Mais il faut aussi compter avec "une certaine fragilité didactique et pédagogique des professeurs des écoles en sciences et technologie". "60% des professeurs des écoles déclarent n’avoir pas reçu de formation continue en sciences depuis plus de cinq ans." Moins de 15 % des étudiants inscrits en première année de master MEEF premier degré ont "obtenu une licence relevant du domaine des sciences, alors que les trois quarts de ces étudiants ont obtenu une licence de lettres, langues ou SHS", les INSPÉ réservent de 18 à 60 heures à la formation en sciences et technologie sur les deux années de formation.

Le rapport met aussi en évidence la grande hétérogénéité de "la formation à la démarche scientifique reçue au lycée" puisque "plus du quart des lycéens en sont pratiquement exclus", qu'il s'agisse des élèves issus de la voie professionnelle ou de la série technologique relevant du domaine des services : "La mission estime qu’une formation à la démarche scientifique doit être explicitement assurée à tous les lycéens, quel que soit leur parcours."

Enfin les inspecteurs posent la question de la pédagogie : "L'approche pédagogique de la démarche d'investigation a pour ambition d'amener l'élève à être acteur de la construction de ses apprentissages (...). Cette pédagogie s’inscrit dans une approche socio-constructiviste de l’apprentissage" puisque "l’apprentissage n’est pas seulement une affaire individuelle, mais qu’il implique une interaction sociale avec d’autres personnes". C'est pourquoi "le travail en effectifs réduits devrait être généralisé, pour faciliter des activités expérimentales mais aussi pour favoriser le travail collectif" et "laisser plus de place aux débats entre les élèves".

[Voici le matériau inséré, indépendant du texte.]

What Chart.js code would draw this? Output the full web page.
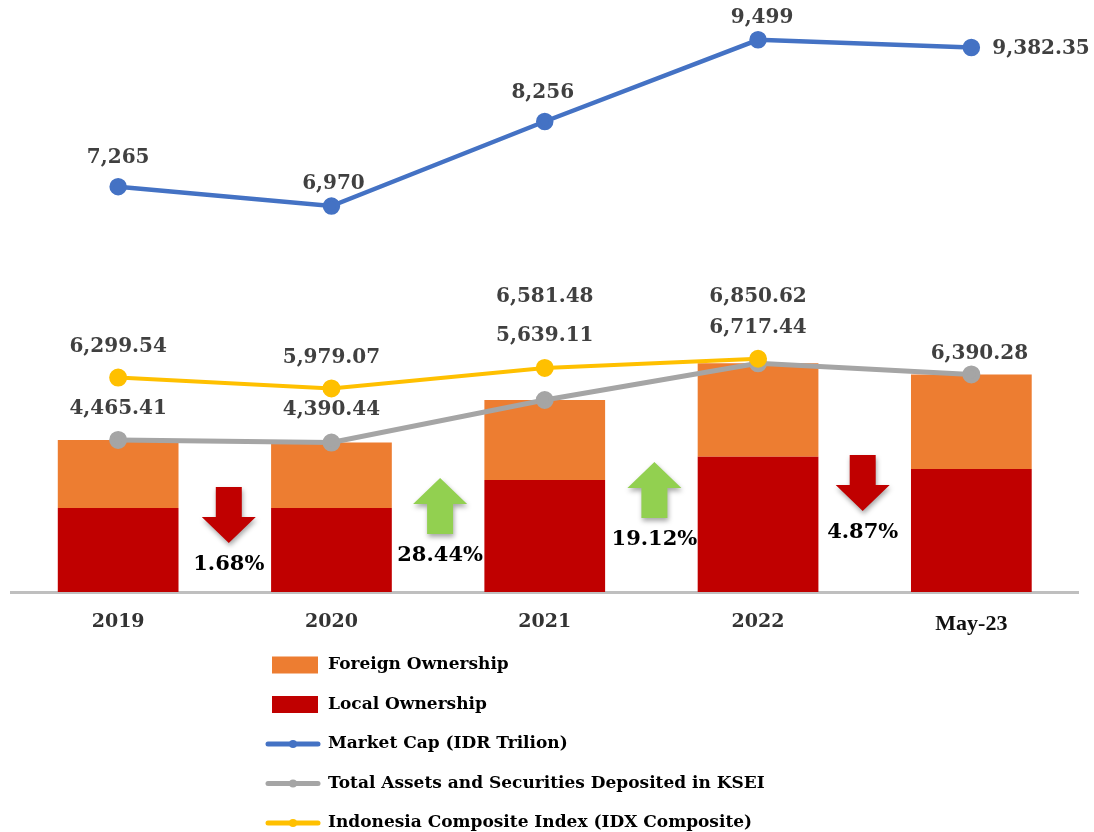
<!DOCTYPE html>
<html>
<head>
<meta charset="utf-8">
<script src="https://cdn.jsdelivr.net/npm/chart.js@4.4.1/dist/chart.umd.min.js"></script>
<style>
body{margin:0;background:#fff}
</style>
</head>
<body>
<canvas id="chart" width="1094" height="832"></canvas>
<script>
const labels = ["2019", "2020", "2021", "2022", "May-23"]
const localOwnership = [2468, 2468, 3290, 3975, 3613]
const foreignOwnership = [1997, 1922, 2349, 2742, 2777]
const marketCap = [7265, 6970, 8256, 9499, 9382.35]
const totalAssets = [4465.41, 4390.44, 5639.11, 6717.44, 6390.28]
const idxComposite = [6299.54, 5979.07, 6581.48, 6850.62, null]
const yearlyChange = [-1.68, 28.44, 19.12, -4.87]

const serif = "'DejaVu Serif', serif"

function fmt(v){
    return v.toLocaleString("en-US", {maximumFractionDigits: 2})
}

// numbers above the line points
const valueLabels = {
    id: "valueLabels",
    afterDatasetsDraw(chart){
        const ctx = chart.ctx
        ctx.save()
        ctx.font = "bold 20px " + serif
        ctx.fillStyle = "#404040"
        ctx.textBaseline = "middle"
        chart.data.datasets.forEach((ds, i) => {
            if(!ds.labelOffsets) return
            chart.getDatasetMeta(i).data.forEach((pt, j) => {
                const v = ds.data[j]
                if(v == null) return
                const off = ds.labelOffsets[j]
                ctx.textAlign = off[2] || "center"
                ctx.fillText(fmt(v), pt.x + off[0], pt.y + off[1])
            })
        })
        ctx.restore()
    }
}

// up / down arrows between the bars
const changeArrows = {
    id: "changeArrows",
    afterDatasetsDraw(chart, args, opts){
        const ctx = chart.ctx
        const x = chart.scales.x
        const bottom = chart.chartArea.bottom
        yearlyChange.forEach((c, i) => {
            const cx = (x.getPixelForValue(i) + x.getPixelForValue(i + 1)) / 2 + opts.shift[i]
            const top = bottom - opts.rise[i]
            const sw = 13, hw = 27, len = 56, hl = 26
            ctx.save()
            ctx.shadowColor = "rgba(0,0,0,0.35)"
            ctx.shadowBlur = 5
            ctx.shadowOffsetX = 1
            ctx.shadowOffsetY = 3
            ctx.fillStyle = c > 0 ? "#92D050" : "#C00000"
            ctx.beginPath()
            if(c > 0){
                ctx.moveTo(cx, top)
                ctx.lineTo(cx + hw, top + hl)
                ctx.lineTo(cx + sw, top + hl)
                ctx.lineTo(cx + sw, top + len)
                ctx.lineTo(cx - sw, top + len)
                ctx.lineTo(cx - sw, top + hl)
                ctx.lineTo(cx - hw, top + hl)
            }else{
                ctx.moveTo(cx - sw, top)
                ctx.lineTo(cx + sw, top)
                ctx.lineTo(cx + sw, top + len - hl)
                ctx.lineTo(cx + hw, top + len - hl)
                ctx.lineTo(cx, top + len)
                ctx.lineTo(cx - hw, top + len - hl)
                ctx.lineTo(cx - sw, top + len - hl)
            }
            ctx.closePath()
            ctx.fill()
            ctx.restore()

            ctx.save()
            ctx.font = "bold 21px " + serif
            ctx.fillStyle = "#000"
            ctx.textAlign = "center"
            ctx.textBaseline = "middle"
            ctx.fillText(Math.abs(c).toFixed(2) + "%", cx, top + len + 22)
            ctx.restore()
        })
    }
}

// stacked legend under the axis
const listLegend = {
    id: "listLegend",
    afterDraw(chart, args, opts){
        const ctx = chart.ctx
        ctx.save()
        ctx.font = "bold 17px " + serif
        ctx.textBaseline = "middle"
        opts.order.forEach((di, row) => {
            const ds = chart.data.datasets[di]
            const y = opts.top + row * opts.step
            if(ds.type === "line"){
                ctx.strokeStyle = ds.borderColor
                ctx.lineWidth = 5
                ctx.lineCap = "round"
                ctx.beginPath()
                ctx.moveTo(opts.x, y)
                ctx.lineTo(opts.x + 50, y)
                ctx.stroke()
                ctx.fillStyle = ds.borderColor
                ctx.beginPath()
                ctx.arc(opts.x + 25, y, 4, 0, Math.PI * 2)
                ctx.fill()
            }else{
                ctx.fillStyle = ds.backgroundColor
                ctx.fillRect(opts.x + 4, y - 8.5, 46, 17)
            }
            ctx.fillStyle = "#000"
            ctx.textAlign = "left"
            ctx.fillText(ds.label, opts.textX, y)
        })
        ctx.restore()
    }
}

new Chart(document.getElementById("chart"), {
    type: "bar",
    data: {
        labels: labels,
        datasets: [
            {
                type: "line",
                label: "Market Cap (IDR Trilion)",
                data: marketCap,
                yAxisID: "yCap",
                borderColor: "#4472C4",
                backgroundColor: "#4472C4",
                borderWidth: 4.5,
                pointRadius: 6.5,
                order: 0,
                labelOffsets: [[0, -29], [2, -22], [-2, -29], [4, -22], [21, 1, "left"]]
            },
            {
                type: "line",
                label: "Indonesia Composite Index (IDX Composite)",
                data: idxComposite,
                yAxisID: "yLine",
                borderColor: "#FFC000",
                backgroundColor: "#FFC000",
                borderWidth: 4,
                pointRadius: 7,
                order: 1,
                labelOffsets: [[0, -31], [0, -31], [0, -71], [0, -62], [0, 0]]
            },
            {
                type: "line",
                label: "Total Assets and Securities Deposited in KSEI",
                data: totalAssets,
                yAxisID: "yLine",
                borderColor: "#A5A5A5",
                backgroundColor: "#A5A5A5",
                borderWidth: 5,
                pointRadius: 6.5,
                order: 2,
                labelOffsets: [[0, -31], [0, -33], [0, -64], [0, -35], [8, -21]]
            },
            {
                label: "Local Ownership",
                data: localOwnership,
                yAxisID: "y",
                backgroundColor: "#C00000",
                barPercentage: 1,
                categoryPercentage: 0.566,
                order: 3
            },
            {
                label: "Foreign Ownership",
                data: foreignOwnership,
                yAxisID: "y",
                backgroundColor: "#ED7D31",
                barPercentage: 1,
                categoryPercentage: 0.566,
                order: 3
            }
        ]
    },
    options: {
        responsive: false,
        animation: false,
        layout: {padding: {left: 8, right: 16, top: 20, bottom: 0}},
        plugins: {
            legend: {display: false},
            tooltip: {enabled: false},
            changeArrows: {rise: [105, 114, 130, 137], shift: [4, 2, 3, -2]},
            listLegend: {order: [4, 3, 0, 2, 1], x: 268, textX: 328, top: 665, step: 39.5}
        },
        scales: {
            x: {
                stacked: true,
                grid: {display: false, drawTicks: false},
                border: {display: true, color: "#BFBFBF", width: 3},
                ticks: {
                    padding: 19,
                    color: c => c.index === 4 ? "#111" : "#333",
                    font: c => c.index === 4
                        ? {family: "'Liberation Serif', serif", size: 22, weight: "bold"}
                        : {family: serif, size: 19, weight: "bold"}
                },
                afterFit(s){ s.height = 240 }
            },
            y: {stacked: true, display: false, min: 0, max: 16800},
            yLine: {display: false, min: 0, max: 16800},
            yCap: {display: false, min: 1100, max: 9800}
        }
    },
    plugins: [valueLabels, changeArrows, listLegend]
})
</script>
</body>
</html>
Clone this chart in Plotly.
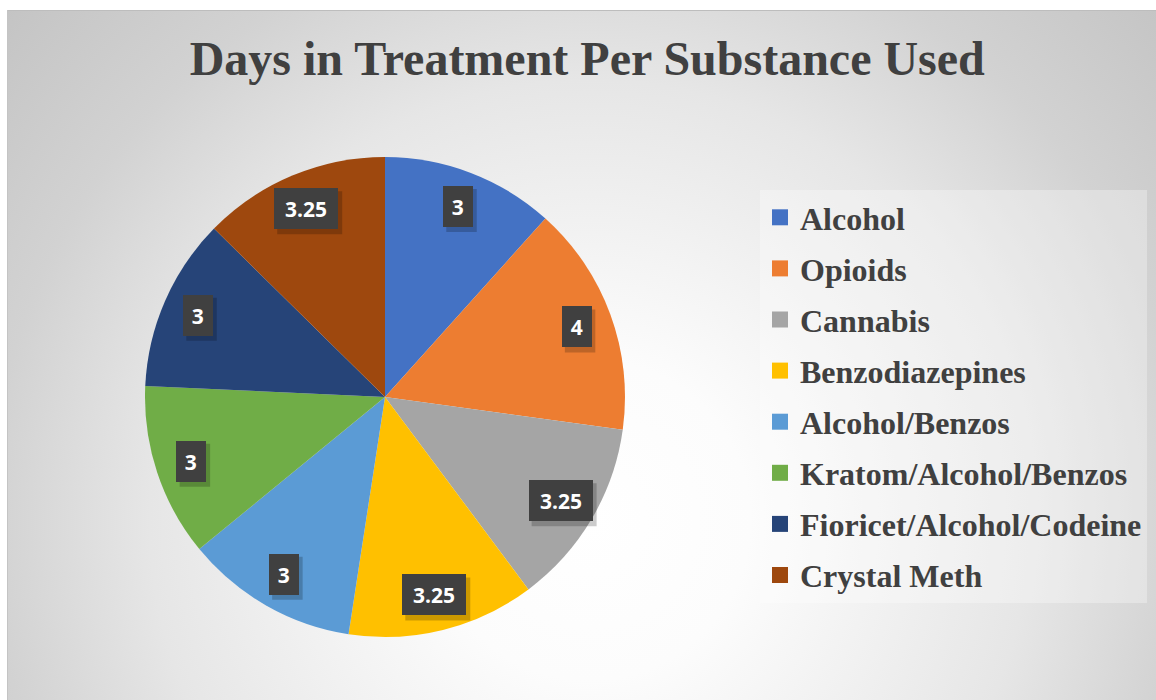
import math
import base64
import plotly.graph_objects as go

# ---------------- data ----------------
categories = ["Alcohol", "Opioids", "Cannabis", "Benzodiazepines", "Alcohol/Benzos",
              "Kratom/Alcohol/Benzos", "Fioricet/Alcohol/Codeine", "Crystal Meth"]
days = [3, 4, 3.25, 3.25, 3, 3, 3, 3.25]
colors = ["#4472C4", "#ED7D31", "#A5A5A5", "#FFC000", "#5B9BD5", "#70AD47", "#264478", "#9E480E"]
title_text = "Days in Treatment Per Substance Used"

# ---------------- layout constants ----------------
W, H = 1156, 700
PIE_CX, PIE_CY, PIE_R = 385, 397, 240
LABEL_FRAC = 0.85
SERIF = "Liberation Serif, Times New Roman, serif"
TEXT_COL = "#404040"

# background (radial gradient chart area) as an SVG data URI
svg = f"""<svg xmlns='http://www.w3.org/2000/svg' width='{W}' height='{H}' viewBox='0 0 {W} {H}'>
<defs><radialGradient id='g' gradientUnits='userSpaceOnUse' cx='590' cy='520' r='800'>
<stop offset='0' stop-color='#ffffff'/><stop offset='0.2' stop-color='#fcfcfc'/>
<stop offset='0.55' stop-color='#e6e6e6'/><stop offset='0.75' stop-color='#d2d2d2'/>
<stop offset='1' stop-color='#c2c2c2'/></radialGradient></defs>
<rect width='{W}' height='{H}' fill='#ffffff'/>
<rect x='7' y='10' width='{W-7}' height='{H-10}' fill='url(#g)'/>
<line x1='7' y1='10.5' x2='{W}' y2='10.5' stroke='#bdbdbd' stroke-width='1'/>
<line x1='7.5' y1='10' x2='7.5' y2='{H}' stroke='#c4c4c4' stroke-width='1'/>
</svg>"""
bg_uri = "data:image/svg+xml;base64," + base64.b64encode(svg.encode()).decode()

fig = go.Figure()

fig.add_trace(go.Pie(
    labels=categories, values=days, sort=False, direction="clockwise", rotation=0,
    marker=dict(colors=colors, line=dict(width=0)),
    textinfo="none", hoverinfo="label+value", showlegend=False,
    domain=dict(x=[(PIE_CX - PIE_R) / W, (PIE_CX + PIE_R) / W],
                y=[1 - (PIE_CY + PIE_R) / H, 1 - (PIE_CY - PIE_R) / H]),
))

# legend entries (square swatches) as empty traces, each in its own group for spacing
for cat, col in zip(categories, colors):
    fig.add_trace(go.Scatter(
        x=[None], y=[None], mode="markers", name=cat, legendgroup=cat,
        marker=dict(symbol="square", size=16, color=col), hoverinfo="skip"))

# data labels in dark boxes (with soft drop shadow)
total = sum(days)
cum = 0.0
annotations = []
shapes = []
BOX_H = 41
for v in days:
    theta = 2 * math.pi * (cum + v / 2) / total
    cum += v
    px = PIE_CX + LABEL_FRAC * PIE_R * math.sin(theta)
    py = PIE_CY - LABEL_FRAC * PIE_R * math.cos(theta)
    s = f"{v:g}"
    bw = 18 + 11.5 * len(s)
    xa, ya = px / W, 1 - py / H
    shapes.append(dict(type="rect", xref="paper", yref="paper",
                       xsizemode="pixel", ysizemode="pixel", xanchor=xa, yanchor=ya,
                       x0=-bw / 2 + 3, x1=bw / 2 + 4, y0=-BOX_H / 2 - 5, y1=BOX_H / 2 - 3,
                       fillcolor="rgba(0,0,0,0.20)", line=dict(width=0), layer="above"))
    annotations.append(dict(text=s, x=xa, y=ya, xref="paper", yref="paper", showarrow=False,
                            width=bw, height=BOX_H, borderpad=0, borderwidth=0,
                            xanchor="center", yanchor="middle", bgcolor="#404040",
                            font=dict(color="#ffffff", size=21, weight="bold",
                                      family="Open Sans, sans-serif")))

fig.update_layout(
    width=W, height=H,
    margin=dict(l=0, r=0, t=0, b=0),
    paper_bgcolor="#ffffff", plot_bgcolor="rgba(0,0,0,0)",
    xaxis=dict(visible=False), yaxis=dict(visible=False),
    title=dict(text=title_text, x=0.508, xanchor="center", y=1 - 58 / H, yanchor="middle",
               font=dict(family=SERIF, size=48, color=TEXT_COL, weight="bold")),
    legend=dict(x=760 / W, xanchor="left", y=1 - 190 / H, yanchor="top",
                bgcolor="rgba(255,255,255,0.3)", borderwidth=0,
                tracegroupgap=6.5, traceorder="grouped",
                font=dict(family=SERIF, size=32, color=TEXT_COL, weight="bold")),
    images=[dict(source=bg_uri, xref="paper", yref="paper", x=0, y=1, sizex=1, sizey=1,
                 xanchor="left", yanchor="top", sizing="stretch", layer="below")],
    shapes=shapes,
    annotations=annotations,
    showlegend=True,
)

fig.write_html("out.html")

Mais "cette pédagogie est très exigeante pour l’enseignant" qui "doit en effet parfaitement maîtriser la dimension scientifique du sujet abordé (...), être capable de répondre à des questions imprévues (...). D’autres approches, comme celle de la démarche explicite, combinent de façon plus aisément gérable par l’enseignant, une mise en action des élèves autour d’activités expérimentales et l’explicitation de contenus par l’enseignant."

Le rapport (ici) fait 18 recommandations pour lever ces freins au développement de la culture scientifique des élèves.